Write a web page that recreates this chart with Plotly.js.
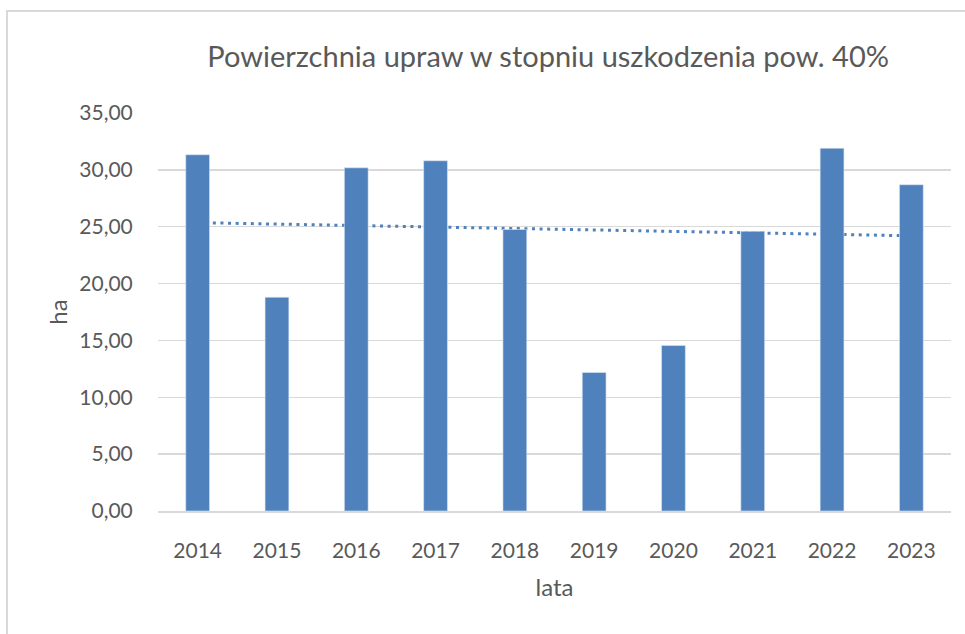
<!DOCTYPE html>
<html>
<head>
<meta charset="utf-8">
<script src="https://cdn.plot.ly/plotly-3.0.1.min.js"></script>
<style>html,body{margin:0;padding:0;background:#fff;}#chart{width:965px;height:634px;}</style>
</head>
<body>
<div id="chart"></div>
<script>
const years = ["2014","2015","2016","2017","2018","2019","2020","2021","2022","2023"];
const areaHa = [31.33, 18.80, 30.18, 30.80, 24.76, 12.18, 14.56, 24.60, 31.90, 28.69];
const yTicks = [0, 5, 10, 15, 20, 25, 30, 35];
const yTickLabels = ["0,00","5,00","10,00","15,00","20,00","25,00","30,00","35,00"];

// linear trendline (least squares), as Excel computes it
const n = areaHa.length;
const xs = areaHa.map((_, i) => i);
const mx = xs.reduce((a, b) => a + b, 0) / n;
const my = areaHa.reduce((a, b) => a + b, 0) / n;
let sxy = 0, sxx = 0;
for (let i = 0; i < n; i++) { sxy += (xs[i] - mx) * (areaHa[i] - my); sxx += (xs[i] - mx) ** 2; }
const slope = sxy / sxx;
const trend = xs.map(x => my + slope * (x - mx));

const FONT = "Lato, 'Open Sans', sans-serif";
const GREY = "#595959";
const BLUE = "#4f81bd";

const data = [
  {
    type: "scatter", mode: "lines", x: years, y: trend,
    line: {color: BLUE, width: 3, dash: "3px,4.6px"},
    hoverinfo: "skip", showlegend: false, xaxis: "x", yaxis: "y"
  },
  {
    type: "bar", x: years, y: areaHa,
    marker: {color: BLUE, line: {color: "#dbe5f1", width: 0.6}},
    showlegend: false, xaxis: "x2", yaxis: "y2"
  }
];

const layout = {
  width: 965, height: 634,
  margin: {l: 158, r: 14, t: 113, b: 123},
  paper_bgcolor: "#ffffff", plot_bgcolor: "#ffffff",
  font: {family: FONT, color: GREY, size: 21},
  bargap: 0.7,
  title: {
    text: "Powierzchnia upraw w stopniu uszkodzenia pow. 40%",
    font: {family: FONT, size: 29, color: GREY},
    xref: "paper", x: 0.492, xanchor: "center",
    yref: "container", y: 0.91, yanchor: "middle"
  },
  xaxis: {
    type: "category", categoryorder: "array", categoryarray: years,
    showgrid: false, zeroline: false,
    showline: true, linecolor: "#d9d9d9", linewidth: 1.5,
    ticks: "outside", ticklen: 20, tickcolor: "rgba(0,0,0,0)",
    tickfont: {family: FONT, size: 21, color: GREY},
    title: {text: "lata", font: {family: FONT, size: 24, color: GREY}, standoff: 18},
    fixedrange: true
  },
  yaxis: {
    range: [0, 35], tickvals: yTicks, ticktext: yTickLabels,
    showgrid: true, gridcolor: "#d9d9d9", gridwidth: 1.5,
    zeroline: false, showline: false,
    ticks: "outside", ticklen: 20, tickcolor: "rgba(0,0,0,0)",
    tickfont: {family: FONT, size: 21, color: GREY},
    title: {text: "ha", font: {family: FONT, size: 24, color: GREY}, standoff: 4},
    fixedrange: true
  },
  xaxis2: {type: "category", categoryorder: "array", categoryarray: years, overlaying: "x", matches: "x", visible: false},
  yaxis2: {range: [0, 35], overlaying: "y", matches: "y", visible: false},
  shapes: [{
    type: "rect", xref: "paper", yref: "paper",
    x0: -0.1904, x1: 1.03, y0: -0.34, y1: 1.2563,
    line: {color: "#d9d9d9", width: 2}, fillcolor: "rgba(0,0,0,0)", layer: "below"
  }]
};

Plotly.newPlot("chart", data, layout, {displayModeBar: false, staticPlot: true});
</script>
</body>
</html>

------------------------------------

EXERCISE GOAL
Replicate the material above verbatim; images stay out of the copy.

SOLVED EXERCISE
Write a web page that recreates this chart with Plotly.js.
<!DOCTYPE html>
<html>
<head>
<meta charset="utf-8">
<script src="https://cdn.plot.ly/plotly-3.0.1.min.js"></script>
<style>html,body{margin:0;padding:0;background:#fff;}#chart{width:965px;height:634px;}</style>
</head>
<body>
<div id="chart"></div>
<script>
const years = ["2014","2015","2016","2017","2018","2019","2020","2021","2022","2023"];
const areaHa = [31.33, 18.80, 30.18, 30.80, 24.76, 12.18, 14.56, 24.60, 31.90, 28.69];
const yTicks = [0, 5, 10, 15, 20, 25, 30, 35];
const yTickLabels = ["0,00","5,00","10,00","15,00","20,00","25,00","30,00","35,00"];

// linear trendline (least squares), as Excel computes it
const n = areaHa.length;
const xs = areaHa.map((_, i) => i);
const mx = xs.reduce((a, b) => a + b, 0) / n;
const my = areaHa.reduce((a, b) => a + b, 0) / n;
let sxy = 0, sxx = 0;
for (let i = 0; i < n; i++) { sxy += (xs[i] - mx) * (areaHa[i] - my); sxx += (xs[i] - mx) ** 2; }
const slope = sxy / sxx;
const trend = xs.map(x => my + slope * (x - mx));

const FONT = "Lato, 'Open Sans', sans-serif";
const GREY = "#595959";
const BLUE = "#4f81bd";

const data = [
  {
    type: "scatter", mode: "lines", x: years, y: trend,
    line: {color: BLUE, width: 3, dash: "3px,4.6px"},
    hoverinfo: "skip", showlegend: false, xaxis: "x", yaxis: "y"
  },
  {
    type: "bar", x: years, y: areaHa,
    marker: {color: BLUE, line: {color: "#dbe5f1", width: 0.6}},
    showlegend: false, xaxis: "x2", yaxis: "y2"
  }
];

const layout = {
  width: 965, height: 634,
  margin: {l: 158, r: 14, t: 113, b: 123},
  paper_bgcolor: "#ffffff", plot_bgcolor: "#ffffff",
  font: {family: FONT, color: GREY, size: 21},
  bargap: 0.7,
  title: {
    text: "Powierzchnia upraw w stopniu uszkodzenia pow. 40%",
    font: {family: FONT, size: 29, color: GREY},
    xref: "paper", x: 0.492, xanchor: "center",
    yref: "container", y: 0.91, yanchor: "middle"
  },
  xaxis: {
    type: "category", categoryorder: "array", categoryarray: years,
    showgrid: false, zeroline: false,
    showline: true, linecolor: "#d9d9d9", linewidth: 1.5,
    ticks: "outside", ticklen: 20, tickcolor: "rgba(0,0,0,0)",
    tickfont: {family: FONT, size: 21, color: GREY},
    title: {text: "lata", font: {family: FONT, size: 24, color: GREY}, standoff: 18},
    fixedrange: true
  },
  yaxis: {
    range: [0, 35], tickvals: yTicks, ticktext: yTickLabels,
    showgrid: true, gridcolor: "#d9d9d9", gridwidth: 1.5,
    zeroline: false, showline: false,
    ticks: "outside", ticklen: 20, tickcolor: "rgba(0,0,0,0)",
    tickfont: {family: FONT, size: 21, color: GREY},
    title: {text: "ha", font: {family: FONT, size: 24, color: GREY}, standoff: 4},
    fixedrange: true
  },
  xaxis2: {type: "category", categoryorder: "array", categoryarray: years, overlaying: "x", matches: "x", visible: false},
  yaxis2: {range: [0, 35], overlaying: "y", matches: "y", visible: false},
  shapes: [{
    type: "rect", xref: "paper", yref: "paper",
    x0: -0.1904, x1: 1.03, y0: -0.34, y1: 1.2563,
    line: {color: "#d9d9d9", width: 2}, fillcolor: "rgba(0,0,0,0)", layer: "below"
  }]
};

Plotly.newPlot("chart", data, layout, {displayModeBar: false, staticPlot: true});
</script>
</body>
</html>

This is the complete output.